• **Written request**
Transcribe the full listing exactly, and drop every picture.

___ Dataset content

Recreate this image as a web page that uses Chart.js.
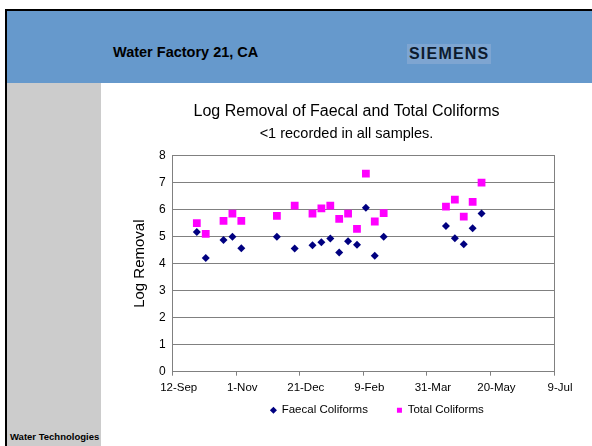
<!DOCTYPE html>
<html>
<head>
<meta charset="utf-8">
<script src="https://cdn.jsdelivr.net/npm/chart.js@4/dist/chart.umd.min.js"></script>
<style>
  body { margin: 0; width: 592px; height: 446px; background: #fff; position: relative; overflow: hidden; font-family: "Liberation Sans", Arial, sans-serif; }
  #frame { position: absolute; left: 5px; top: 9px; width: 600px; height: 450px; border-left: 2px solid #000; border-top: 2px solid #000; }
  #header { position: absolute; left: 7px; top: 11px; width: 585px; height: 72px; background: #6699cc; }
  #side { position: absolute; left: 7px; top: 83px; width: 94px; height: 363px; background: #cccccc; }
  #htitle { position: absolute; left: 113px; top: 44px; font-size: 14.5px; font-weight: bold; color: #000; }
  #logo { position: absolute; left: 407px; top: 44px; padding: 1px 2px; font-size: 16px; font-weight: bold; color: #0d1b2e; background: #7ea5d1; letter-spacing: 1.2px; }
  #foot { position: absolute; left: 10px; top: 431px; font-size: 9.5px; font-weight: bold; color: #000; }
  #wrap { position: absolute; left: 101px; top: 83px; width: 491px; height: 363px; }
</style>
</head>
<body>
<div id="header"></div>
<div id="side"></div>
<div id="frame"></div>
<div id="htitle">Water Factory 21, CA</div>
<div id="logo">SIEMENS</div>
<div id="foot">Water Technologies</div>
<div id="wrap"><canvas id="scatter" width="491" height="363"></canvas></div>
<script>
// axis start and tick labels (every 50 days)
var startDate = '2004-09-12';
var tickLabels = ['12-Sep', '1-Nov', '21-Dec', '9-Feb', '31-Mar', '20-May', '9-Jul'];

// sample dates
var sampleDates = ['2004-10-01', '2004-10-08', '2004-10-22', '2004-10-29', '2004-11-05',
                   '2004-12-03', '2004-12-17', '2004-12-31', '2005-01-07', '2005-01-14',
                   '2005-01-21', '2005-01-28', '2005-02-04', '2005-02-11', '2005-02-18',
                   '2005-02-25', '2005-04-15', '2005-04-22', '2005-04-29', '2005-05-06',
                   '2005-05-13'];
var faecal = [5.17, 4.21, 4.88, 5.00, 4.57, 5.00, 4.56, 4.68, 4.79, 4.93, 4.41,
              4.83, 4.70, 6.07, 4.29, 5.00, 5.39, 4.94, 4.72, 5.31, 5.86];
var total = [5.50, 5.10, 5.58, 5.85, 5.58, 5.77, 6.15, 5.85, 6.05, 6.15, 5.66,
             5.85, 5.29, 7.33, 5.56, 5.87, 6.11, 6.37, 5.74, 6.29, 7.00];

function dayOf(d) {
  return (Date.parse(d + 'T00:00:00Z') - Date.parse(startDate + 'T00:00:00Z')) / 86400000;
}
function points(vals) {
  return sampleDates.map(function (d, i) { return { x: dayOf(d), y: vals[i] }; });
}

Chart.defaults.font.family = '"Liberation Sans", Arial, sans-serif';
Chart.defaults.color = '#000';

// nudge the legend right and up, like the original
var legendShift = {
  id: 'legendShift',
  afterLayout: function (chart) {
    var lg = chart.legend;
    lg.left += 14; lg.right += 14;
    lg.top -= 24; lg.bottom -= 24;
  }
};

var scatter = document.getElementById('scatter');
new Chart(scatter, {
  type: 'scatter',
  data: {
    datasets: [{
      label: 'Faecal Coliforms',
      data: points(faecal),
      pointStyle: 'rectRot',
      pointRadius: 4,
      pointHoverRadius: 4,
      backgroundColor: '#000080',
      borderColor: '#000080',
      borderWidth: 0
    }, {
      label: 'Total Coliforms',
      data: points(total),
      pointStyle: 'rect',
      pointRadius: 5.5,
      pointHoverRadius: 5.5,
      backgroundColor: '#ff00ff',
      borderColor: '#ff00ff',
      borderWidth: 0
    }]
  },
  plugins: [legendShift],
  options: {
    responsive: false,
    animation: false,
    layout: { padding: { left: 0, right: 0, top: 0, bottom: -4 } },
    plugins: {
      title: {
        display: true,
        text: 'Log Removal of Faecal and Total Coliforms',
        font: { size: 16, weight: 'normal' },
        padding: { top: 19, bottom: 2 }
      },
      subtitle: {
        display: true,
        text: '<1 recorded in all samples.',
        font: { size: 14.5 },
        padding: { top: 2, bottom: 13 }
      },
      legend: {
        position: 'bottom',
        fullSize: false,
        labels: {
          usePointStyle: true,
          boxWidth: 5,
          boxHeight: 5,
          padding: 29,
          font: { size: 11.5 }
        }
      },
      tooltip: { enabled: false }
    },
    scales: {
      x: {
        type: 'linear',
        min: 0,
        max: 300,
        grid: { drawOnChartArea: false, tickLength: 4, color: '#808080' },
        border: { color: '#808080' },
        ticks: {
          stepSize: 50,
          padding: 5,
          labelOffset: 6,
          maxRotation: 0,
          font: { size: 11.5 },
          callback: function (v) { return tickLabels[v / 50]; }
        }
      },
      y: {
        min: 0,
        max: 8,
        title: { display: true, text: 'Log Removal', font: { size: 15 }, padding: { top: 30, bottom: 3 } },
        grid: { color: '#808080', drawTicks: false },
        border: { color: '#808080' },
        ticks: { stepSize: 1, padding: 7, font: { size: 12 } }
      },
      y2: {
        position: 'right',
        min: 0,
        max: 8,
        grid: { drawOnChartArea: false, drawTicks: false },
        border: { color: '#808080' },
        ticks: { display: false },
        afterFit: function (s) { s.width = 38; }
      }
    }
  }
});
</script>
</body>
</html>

______

• **Reply**
Recreate this image as a web page that uses Chart.js.
<!DOCTYPE html>
<html>
<head>
<meta charset="utf-8">
<script src="https://cdn.jsdelivr.net/npm/chart.js@4/dist/chart.umd.min.js"></script>
<style>
  body { margin: 0; width: 592px; height: 446px; background: #fff; position: relative; overflow: hidden; font-family: "Liberation Sans", Arial, sans-serif; }
  #frame { position: absolute; left: 5px; top: 9px; width: 600px; height: 450px; border-left: 2px solid #000; border-top: 2px solid #000; }
  #header { position: absolute; left: 7px; top: 11px; width: 585px; height: 72px; background: #6699cc; }
  #side { position: absolute; left: 7px; top: 83px; width: 94px; height: 363px; background: #cccccc; }
  #htitle { position: absolute; left: 113px; top: 44px; font-size: 14.5px; font-weight: bold; color: #000; }
  #logo { position: absolute; left: 407px; top: 44px; padding: 1px 2px; font-size: 16px; font-weight: bold; color: #0d1b2e; background: #7ea5d1; letter-spacing: 1.2px; }
  #foot { position: absolute; left: 10px; top: 431px; font-size: 9.5px; font-weight: bold; color: #000; }
  #wrap { position: absolute; left: 101px; top: 83px; width: 491px; height: 363px; }
</style>
</head>
<body>
<div id="header"></div>
<div id="side"></div>
<div id="frame"></div>
<div id="htitle">Water Factory 21, CA</div>
<div id="logo">SIEMENS</div>
<div id="foot">Water Technologies</div>
<div id="wrap"><canvas id="scatter" width="491" height="363"></canvas></div>
<script>
// axis start and tick labels (every 50 days)
var startDate = '2004-09-12';
var tickLabels = ['12-Sep', '1-Nov', '21-Dec', '9-Feb', '31-Mar', '20-May', '9-Jul'];

// sample dates
var sampleDates = ['2004-10-01', '2004-10-08', '2004-10-22', '2004-10-29', '2004-11-05',
                   '2004-12-03', '2004-12-17', '2004-12-31', '2005-01-07', '2005-01-14',
                   '2005-01-21', '2005-01-28', '2005-02-04', '2005-02-11', '2005-02-18',
                   '2005-02-25', '2005-04-15', '2005-04-22', '2005-04-29', '2005-05-06',
                   '2005-05-13'];
var faecal = [5.17, 4.21, 4.88, 5.00, 4.57, 5.00, 4.56, 4.68, 4.79, 4.93, 4.41,
              4.83, 4.70, 6.07, 4.29, 5.00, 5.39, 4.94, 4.72, 5.31, 5.86];
var total = [5.50, 5.10, 5.58, 5.85, 5.58, 5.77, 6.15, 5.85, 6.05, 6.15, 5.66,
             5.85, 5.29, 7.33, 5.56, 5.87, 6.11, 6.37, 5.74, 6.29, 7.00];

function dayOf(d) {
  return (Date.parse(d + 'T00:00:00Z') - Date.parse(startDate + 'T00:00:00Z')) / 86400000;
}
function points(vals) {
  return sampleDates.map(function (d, i) { return { x: dayOf(d), y: vals[i] }; });
}

Chart.defaults.font.family = '"Liberation Sans", Arial, sans-serif';
Chart.defaults.color = '#000';

// nudge the legend right and up, like the original
var legendShift = {
  id: 'legendShift',
  afterLayout: function (chart) {
    var lg = chart.legend;
    lg.left += 14; lg.right += 14;
    lg.top -= 24; lg.bottom -= 24;
  }
};

var scatter = document.getElementById('scatter');
new Chart(scatter, {
  type: 'scatter',
  data: {
    datasets: [{
      label: 'Faecal Coliforms',
      data: points(faecal),
      pointStyle: 'rectRot',
      pointRadius: 4,
      pointHoverRadius: 4,
      backgroundColor: '#000080',
      borderColor: '#000080',
      borderWidth: 0
    }, {
      label: 'Total Coliforms',
      data: points(total),
      pointStyle: 'rect',
      pointRadius: 5.5,
      pointHoverRadius: 5.5,
      backgroundColor: '#ff00ff',
      borderColor: '#ff00ff',
      borderWidth: 0
    }]
  },
  plugins: [legendShift],
  options: {
    responsive: false,
    animation: false,
    layout: { padding: { left: 0, right: 0, top: 0, bottom: -4 } },
    plugins: {
      title: {
        display: true,
        text: 'Log Removal of Faecal and Total Coliforms',
        font: { size: 16, weight: 'normal' },
        padding: { top: 19, bottom: 2 }
      },
      subtitle: {
        display: true,
        text: '<1 recorded in all samples.',
        font: { size: 14.5 },
        padding: { top: 2, bottom: 13 }
      },
      legend: {
        position: 'bottom',
        fullSize: false,
        labels: {
          usePointStyle: true,
          boxWidth: 5,
          boxHeight: 5,
          padding: 29,
          font: { size: 11.5 }
        }
      },
      tooltip: { enabled: false }
    },
    scales: {
      x: {
        type: 'linear',
        min: 0,
        max: 300,
        grid: { drawOnChartArea: false, tickLength: 4, color: '#808080' },
        border: { color: '#808080' },
        ticks: {
          stepSize: 50,
          padding: 5,
          labelOffset: 6,
          maxRotation: 0,
          font: { size: 11.5 },
          callback: function (v) { return tickLabels[v / 50]; }
        }
      },
      y: {
        min: 0,
        max: 8,
        title: { display: true, text: 'Log Removal', font: { size: 15 }, padding: { top: 30, bottom: 3 } },
        grid: { color: '#808080', drawTicks: false },
        border: { color: '#808080' },
        ticks: { stepSize: 1, padding: 7, font: { size: 12 } }
      },
      y2: {
        position: 'right',
        min: 0,
        max: 8,
        grid: { drawOnChartArea: false, drawTicks: false },
        border: { color: '#808080' },
        ticks: { display: false },
        afterFit: function (s) { s.width = 38; }
      }
    }
  }
});
</script>
</body>
</html>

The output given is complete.